Occupy Atlanta Claims Partial Victory in AT&T Protest
(APN) ATLANTA — Today, Monday, March 26, 2012, Occupy Atlanta, Communication Workers of America (CWA) Local 3204, and Atlanta Jobs with Justice announced a historic victory in preventing over 250 layoffs at AT&T.
The coalition claims that the pressure they put on AT&T resulted in a reduction of layoffs from 740 jobs to 485 jobs, therefore, saving 255 jobs. AT&T CEO Randall Stephenson’s 27 million dollar salary was also cut by two million dollars.
AT&T has kept their public door locked since the occupation began on February 13, 2012.
“We are going to give AT&T a break for now and let them open their public doors. If they pull anything in the future, we will be back here if they mess with any of these workers,” Ben Speight, organizing director with Teamsters Local 728, said.
“AT&T has rescinded 255 jobs and that has never occurred in the past. It’s clear that through the collaboration of Occupy Atlanta, CWA, and Jobs with Justice that is why these layoffs were rescinded and that is why they had the lowest surplus announcement on March 15th,” Roger Sikes, with Atlanta Jobs with Justice, said.
As reported earlier by Atlanta Progressive News, Occupy Atlanta has been camped out on the sidewalk at AT&T’s Midtown headquarters, since February 13, when twelve people held a sit-in and were arrested while protesting the announced layoffs of 740 employees in the Southeast US.
The next day, hundreds of community supporters rallied outside the AT&T complex, demanding that AT&T stop the layoffs and those scheduled to occur on March 15, 2012.
“We were prepared to escalate this campaign by setting up camps in Birmingham, Savannah, and Chattanooga. The Occupy movements there were ready to go but because of these wins we are going to hold off on that,” Tim Franzen, with Occupy Atlanta, said.

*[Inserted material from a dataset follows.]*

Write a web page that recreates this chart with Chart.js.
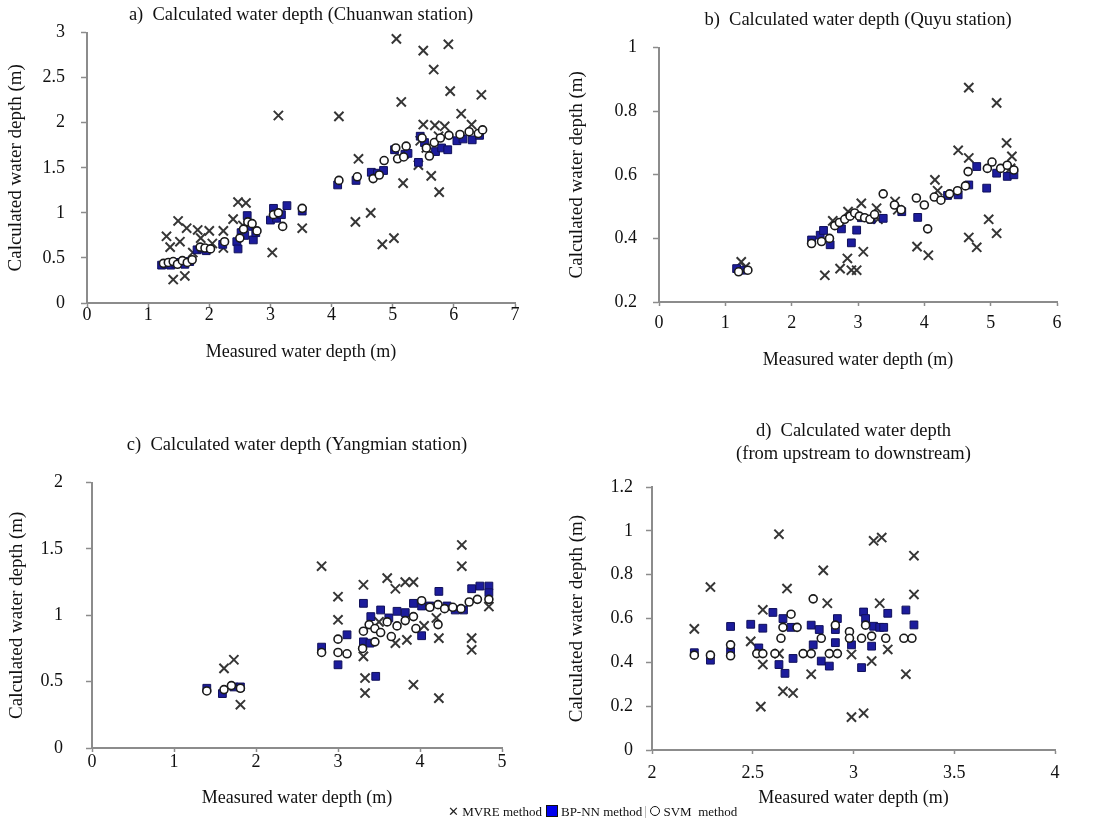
<!DOCTYPE html>
<html>
<head>
<meta charset="utf-8">
<script src="https://cdn.jsdelivr.net/npm/chart.js@4.4.1/dist/chart.umd.min.js"></script>
<style>
  body { margin: 0; background: #fff; }
  #page { position: relative; width: 1095px; height: 825px; overflow: hidden; font-family: 'Liberation Serif', 'Times New Roman', serif; }
  canvas { position: absolute; }
  #legend { position: absolute; left: 448px; top: 804px; font-size: 13px; color: #111; white-space: nowrap; z-index: 2; }
  #legend .cross { font-family: 'DejaVu Sans', sans-serif; font-size: 13px; color: #222; }
  #legend .sq { display: inline-block; width: 10px; height: 10px; background: #0000ee; border: 1px solid #111; vertical-align: -1px; margin: 0 3px 0 4px; }
  #legend .circ { display: inline-block; width: 8px; height: 8px; border: 1.5px solid #111; border-radius: 50%; vertical-align: 0; margin: 0 3px 0 4px; }
  #legend .sep { display: inline-block; width: 1px; height: 12px; background: #bbb; vertical-align: -2px; }
</style>
</head>
<body>
<div id="page">
  <canvas id="chartA" width="545" height="370" style="left:0;top:0"></canvas>
  <canvas id="chartB" width="550" height="375" style="left:545px;top:0"></canvas>
  <canvas id="chartC" width="545" height="403" style="left:0;top:410px"></canvas>
  <canvas id="chartD" width="550" height="403" style="left:545px;top:410px"></canvas>
  <div id="legend">
    <span class="cross">✕</span> MVRE method<span class="sq"></span>BP-NN method <span class="sep"></span><span class="circ"></span>SVM&nbsp; method
  </div>
</div>
<script>
// a) Chuanwan station
const aMvreX = [1.30, 1.36, 1.41, 1.49, 1.52, 1.60, 1.63, 1.73, 1.81, 1.86, 2.00, 2.05, 2.23, 2.23, 2.39, 2.47, 2.60, 2.55, 3.03, 3.13, 3.52, 4.12, 4.39, 4.44, 4.64, 4.83, 5.02, 5.06, 5.14, 5.17, 5.42, 5.50, 5.50, 5.63, 5.67, 5.69, 5.76, 5.85, 5.91, 5.94, 6.12, 6.29, 6.45, 5.45, 5.55, 5.75];
const aMvreY = [0.74, 0.62, 0.26, 0.91, 0.68, 0.30, 0.83, 0.56, 0.81, 0.72, 0.80, 0.66, 0.80, 0.61, 0.93, 1.12, 1.11, 0.86, 0.56, 2.08, 0.83, 2.07, 0.90, 1.60, 1.00, 0.65, 0.72, 2.93, 2.23, 1.33, 1.53, 2.80, 1.98, 1.41, 2.59, 1.97, 1.23, 1.96, 2.87, 2.35, 2.10, 1.98, 2.31, 1.80, 1.72, 1.85];
const aBpX = [1.22, 1.30, 1.37, 1.45, 1.52, 1.60, 1.68, 1.80, 1.88, 1.95, 2.22, 2.45, 2.47, 2.52, 2.58, 2.62, 2.68, 2.72, 2.76, 3.00, 3.05, 3.10, 3.18, 3.27, 3.52, 4.10, 4.40, 4.65, 4.75, 4.85, 5.03, 5.20, 5.25, 5.42, 5.45, 5.52, 5.70, 5.80, 5.90, 6.05, 6.15, 6.30, 6.42];
const aBpY = [0.42, 0.43, 0.42, 0.44, 0.45, 0.43, 0.46, 0.59, 0.60, 0.58, 0.65, 0.68, 0.60, 0.78, 0.75, 0.97, 0.85, 0.70, 0.78, 0.92, 1.05, 0.94, 0.98, 1.08, 1.02, 1.31, 1.36, 1.45, 1.44, 1.47, 1.70, 1.65, 1.66, 1.56, 1.85, 1.78, 1.68, 1.72, 1.70, 1.80, 1.82, 1.81, 1.86];
const aSvmX = [1.25, 1.33, 1.41, 1.48, 1.56, 1.64, 1.72, 1.85, 1.93, 2.02, 2.25, 2.50, 2.56, 2.63, 2.70, 2.78, 3.05, 3.13, 3.20, 3.52, 4.12, 4.42, 4.68, 4.78, 4.86, 5.05, 5.08, 5.18, 5.22, 5.48, 5.55, 5.60, 5.68, 5.78, 5.92, 6.10, 6.25, 6.40, 6.47];
const aSvmY = [0.44, 0.45, 0.46, 0.43, 0.47, 0.45, 0.48, 0.62, 0.61, 0.60, 0.68, 0.72, 0.82, 0.90, 0.88, 0.80, 0.98, 1.00, 0.85, 1.05, 1.36, 1.40, 1.38, 1.42, 1.58, 1.72, 1.60, 1.62, 1.74, 1.83, 1.72, 1.63, 1.78, 1.83, 1.86, 1.87, 1.90, 1.88, 1.92];

// b) Quyu station
const bMvreX = [1.24, 1.30, 2.50, 2.62, 2.73, 2.84, 2.85, 2.90, 2.98, 3.08, 3.05, 3.28, 3.30, 3.56, 3.60, 3.89, 4.06, 4.16, 4.20, 4.51, 4.67, 4.67, 4.67, 4.79, 4.97, 5.09, 5.09, 5.24, 5.32, 5.30];
const bMvreY = [0.326, 0.31, 0.284, 0.455, 0.305, 0.337, 0.484, 0.30, 0.30, 0.358, 0.51, 0.495, 0.46, 0.516, 0.49, 0.374, 0.347, 0.584, 0.55, 0.677, 0.653, 0.874, 0.403, 0.372, 0.46, 0.826, 0.416, 0.70, 0.658, 0.62];
const bBpX = [1.17, 1.28, 2.30, 2.43, 2.48, 2.58, 2.75, 2.90, 2.98, 3.05, 3.20, 3.38, 3.66, 3.90, 4.35, 4.51, 4.67, 4.79, 4.94, 5.09, 5.25, 5.35];
const bBpY = [0.305, 0.30, 0.395, 0.41, 0.425, 0.38, 0.43, 0.386, 0.426, 0.465, 0.46, 0.463, 0.484, 0.466, 0.535, 0.537, 0.568, 0.626, 0.558, 0.605, 0.595, 0.60];
const bSvmX = [1.20, 1.34, 2.30, 2.45, 2.57, 2.65, 2.72, 2.80, 2.88, 2.95, 3.02, 3.10, 3.18, 3.25, 3.38, 3.55, 3.65, 3.88, 4.00, 4.05, 4.15, 4.25, 4.38, 4.50, 4.62, 4.66, 4.95, 5.02, 5.15, 5.25, 5.35];
const bSvmY = [0.295, 0.30, 0.384, 0.39, 0.40, 0.44, 0.45, 0.46, 0.47, 0.48, 0.47, 0.465, 0.46, 0.475, 0.54, 0.505, 0.49, 0.527, 0.505, 0.43, 0.53, 0.52, 0.54, 0.55, 0.565, 0.61, 0.62, 0.64, 0.62, 0.63, 0.615];

// c) Yangmian station
const cMvreX = [1.61, 1.73, 1.81, 2.80, 3.00, 3.00, 3.31, 3.31, 3.33, 3.33, 3.60, 3.70, 3.82, 3.92, 3.92, 3.70, 3.84, 4.20, 4.23, 4.23, 4.51, 4.51, 4.63, 4.63, 4.84, 3.50, 4.05];
const cMvreY = [0.60, 0.665, 0.326, 1.37, 1.14, 0.966, 1.23, 0.69, 0.527, 0.414, 1.28, 1.20, 1.25, 1.25, 0.477, 0.79, 0.815, 0.98, 0.828, 0.376, 1.53, 1.37, 0.828, 0.74, 1.066, 0.95, 0.92];
const cBpX = [1.40, 1.59, 1.73, 1.81, 2.80, 3.00, 3.11, 3.31, 3.31, 3.39, 3.40, 3.46, 3.52, 3.62, 3.72, 3.82, 3.92, 4.02, 4.02, 4.12, 4.23, 4.33, 4.43, 4.53, 4.63, 4.73, 4.84, 4.84];
const cBpY = [0.45, 0.41, 0.46, 0.46, 0.76, 0.627, 0.853, 1.09, 0.80, 0.79, 0.99, 0.54, 1.04, 0.98, 1.03, 1.02, 1.09, 0.846, 1.07, 1.07, 1.18, 1.07, 1.04, 1.04, 1.20, 1.22, 1.22, 1.17];
const cSvmX = [1.40, 1.61, 1.70, 1.81, 2.80, 3.00, 3.00, 3.11, 3.30, 3.31, 3.38, 3.45, 3.52, 3.60, 3.65, 3.72, 3.82, 3.92, 3.95, 4.02, 4.12, 4.22, 4.30, 4.40, 4.50, 4.60, 4.70, 4.84, 3.45, 4.22];
const cSvmY = [0.43, 0.44, 0.47, 0.45, 0.72, 0.82, 0.72, 0.71, 0.75, 0.88, 0.93, 0.90, 0.87, 0.95, 0.84, 0.92, 0.96, 0.99, 0.90, 1.11, 1.06, 1.08, 1.05, 1.06, 1.05, 1.10, 1.12, 1.12, 0.80, 0.93];

// d) upstream to downstream
const dMvreX = [2.21, 2.29, 2.49, 2.54, 2.55, 2.55, 2.63, 2.63, 2.65, 2.67, 2.70, 2.79, 2.85, 2.87, 2.99, 2.99, 3.05, 3.09, 3.10, 3.13, 3.14, 3.17, 3.26, 3.30, 3.30];
const dMvreY = [0.553, 0.744, 0.496, 0.198, 0.64, 0.39, 0.985, 0.44, 0.268, 0.737, 0.26, 0.346, 0.82, 0.67, 0.436, 0.15, 0.168, 0.406, 0.955, 0.67, 0.97, 0.459, 0.346, 0.887, 0.71];
const dBpX = [2.21, 2.29, 2.39, 2.39, 2.49, 2.53, 2.55, 2.60, 2.63, 2.65, 2.66, 2.69, 2.70, 2.79, 2.80, 2.83, 2.84, 2.88, 2.91, 2.92, 2.91, 2.99, 3.04, 3.05, 3.06, 3.09, 3.10, 3.13, 3.15, 3.17, 3.26, 3.30];
const dBpY = [0.444, 0.41, 0.564, 0.45, 0.574, 0.466, 0.556, 0.628, 0.39, 0.60, 0.35, 0.56, 0.418, 0.57, 0.48, 0.55, 0.406, 0.383, 0.55, 0.60, 0.49, 0.48, 0.376, 0.63, 0.60, 0.474, 0.565, 0.56, 0.56, 0.624, 0.639, 0.571];
const dSvmX = [2.21, 2.29, 2.39, 2.39, 2.52, 2.55, 2.61, 2.64, 2.65, 2.69, 2.72, 2.75, 2.79, 2.84, 2.88, 2.92, 2.80, 2.98, 2.98, 3.04, 3.09, 3.16, 3.25, 3.29, 2.91, 3.06];
const dSvmY = [0.433, 0.433, 0.48, 0.43, 0.44, 0.44, 0.44, 0.51, 0.56, 0.62, 0.56, 0.44, 0.44, 0.51, 0.44, 0.44, 0.69, 0.54, 0.51, 0.51, 0.52, 0.51, 0.51, 0.51, 0.57, 0.57];

const xTitle = 'Measured water depth (m)';
const yTitle = 'Calculated water depth (m)';
const serif = "'Liberation Serif', 'Times New Roman', serif";
const axisGray = '#8c8c8c';

function toPoints(xs, ys) {
    return xs.map((x, i) => ({ x: x, y: ys[i] }));
}

function fmt(v) {
    return String(Math.round(v * 100) / 100);
}

function buildChart(id, c) {
    const font = { family: serif, size: 18 };
    return new Chart(document.getElementById(id), {
        type: 'scatter',
        data: {
            datasets: [
                {
                    label: 'MVRE method',
                    data: toPoints(c.mvre[0], c.mvre[1]),
                    pointStyle: 'crossRot',
                    pointRadius: 6.5,
                    borderWidth: 2,
                    borderColor: '#363636',
                    backgroundColor: '#363636',
                    order: 3
                },
                {
                    label: 'BP-NN method',
                    data: toPoints(c.bp[0], c.bp[1]),
                    pointStyle: 'rect',
                    pointRadius: 5.5,
                    borderWidth: 1,
                    borderColor: '#10105a',
                    backgroundColor: '#1c1c9c',
                    order: 2
                },
                {
                    label: 'SVM method',
                    data: toPoints(c.svm[0], c.svm[1]),
                    pointStyle: 'circle',
                    pointRadius: 4,
                    borderWidth: 1.6,
                    borderColor: '#1a1a1a',
                    backgroundColor: '#ffffff',
                    order: 1
                }
            ]
        },
        options: {
            responsive: false,
            animation: false,
            events: [],
            layout: { padding: c.pad },
            plugins: {
                legend: { display: false },
                tooltip: { enabled: false },
                title: {
                    display: true,
                    text: c.title,
                    fullSize: false,
                    color: '#111',
                    font: { family: serif, size: 18.5, weight: 'normal', lineHeight: 1.22 },
                    padding: { top: c.titlePad[0], bottom: c.titlePad[1] }
                }
            },
            scales: {
                x: {
                    type: 'linear',
                    min: c.xRange[0],
                    max: c.xRange[1],
                    ticks: { stepSize: c.xStep, padding: c.xTickPad, color: '#111', font: font, callback: fmt },
                    grid: { drawOnChartArea: false, tickLength: 4, tickWidth: 1.5, color: axisGray },
                    border: { color: axisGray, width: 2 },
                    title: { display: true, text: xTitle, color: '#111', font: font, padding: { top: 0, bottom: 4 } },
                    afterFit: s => { s.height = c.xH; }
                },
                y: {
                    type: 'linear',
                    min: c.yRange[0],
                    max: c.yRange[1],
                    ticks: { stepSize: c.yStep, padding: c.yTickPad, color: '#111', font: font, callback: fmt },
                    grid: { drawOnChartArea: false, tickLength: 6, tickWidth: 1.5, color: axisGray },
                    border: { color: axisGray, width: 2 },
                    title: { display: true, text: yTitle, color: '#111', font: { family: serif, size: 19 }, padding: { top: c.yTitlePad, bottom: 0 } },
                    afterFit: s => { s.width = c.yW; }
                }
            }
        }
    });
}

buildChart('chartA', {
    title: 'a)  Calculated water depth (Chuanwan station)',
    mvre: [aMvreX, aMvreY], bp: [aBpX, aBpY], svm: [aSvmX, aSvmY],
    xRange: [0, 7], xStep: 1, yRange: [0, 3], yStep: 0.5,
    pad: { left: 0, right: 30, top: 0, bottom: 3 },
    titlePad: [4, 6], xH: 64, yW: 87, xTickPad: -3, yTickPad: 16, yTitlePad: 5
});

buildChart('chartB', {
    title: 'b)  Calculated water depth (Quyu station)',
    mvre: [bMvreX, bMvreY], bp: [bBpX, bBpY], svm: [bSvmX, bSvmY],
    xRange: [0, 6], xStep: 1, yRange: [0.2, 1], yStep: 0.2,
    pad: { left: 0, right: 38, top: 0, bottom: 0 },
    titlePad: [9, 16], xH: 73, yW: 114, xTickPad: 6, yTickPad: 16, yTitlePad: 21
});

buildChart('chartC', {
    title: 'c)  Calculated water depth (Yangmian station)',
    mvre: [cMvreX, cMvreY], bp: [cBpX, cBpY], svm: [cSvmX, cSvmY],
    xRange: [0, 5], xStep: 1, yRange: [0, 2], yStep: 0.5,
    pad: { left: 0, right: 43, top: 0, bottom: 0 },
    titlePad: [24, 26], xH: 65, yW: 92, xTickPad: -1, yTickPad: 23, yTitlePad: 6
});

buildChart('chartD', {
    title: ['d)  Calculated water depth', '(from upstream to downstream)'],
    mvre: [dMvreX, dMvreY], bp: [dBpX, dBpY], svm: [dSvmX, dSvmY],
    xRange: [2, 4], xStep: 0.5, yRange: [0, 1.2], yStep: 0.2,
    pad: { left: 0, right: 40, top: 0, bottom: 0 },
    titlePad: [10, 22], xH: 63, yW: 107, xTickPad: 8, yTickPad: 13, yTitlePad: 21
});
</script>
</body>
</html>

There was a special recognition for Copper, a homeless man who ran the tent camp twenty four hours a day, seven days a week, during the 42 day occupation, and helped make it a success. “We don’t cry, we don’t lie, we just occupy,” Copper said.
“Power to the people,” Johnny Money, another homeless man, who also helped in Occupy’s successful tent camp, said.
Antonio Parsons, an AT&T worker who was moved from his position in Atlanta and transferred to Augusta said, “The sacrifices these people made and the media spotlight they brought along with the CWA and Teamsters backing Occupy, I’m sure that had an effect on helping to save jobs.”
“This puts all corporations on notice that anyone considering layoffs must consider the ramifications because no longer will it cost you nothing to lay folks off. People will stand up, speak up, and sit-in to make sure they have a job and a healthy democracy,” Ron Allen, with Occupy Atlanta, said. “We attacked the wealth disparity right here at ground zero at AT&T.”
Occupy began to break down the tents and load them onto trucks but, akin to one’s favorite superhero, will reappear again where injustice appears.
Besides the AT&T victory, other Occupy Atlanta successes include saving a 108 year-old church in Atlanta’s Vine City, the Higher Ground Empowerment Center; and the Riverdale home of Bridgett Walker, a veteran from the US Invasion of Iraq, from foreclosure. In both cases, they got the banks to renegotiate the mortgages to much lower rates that were affordable.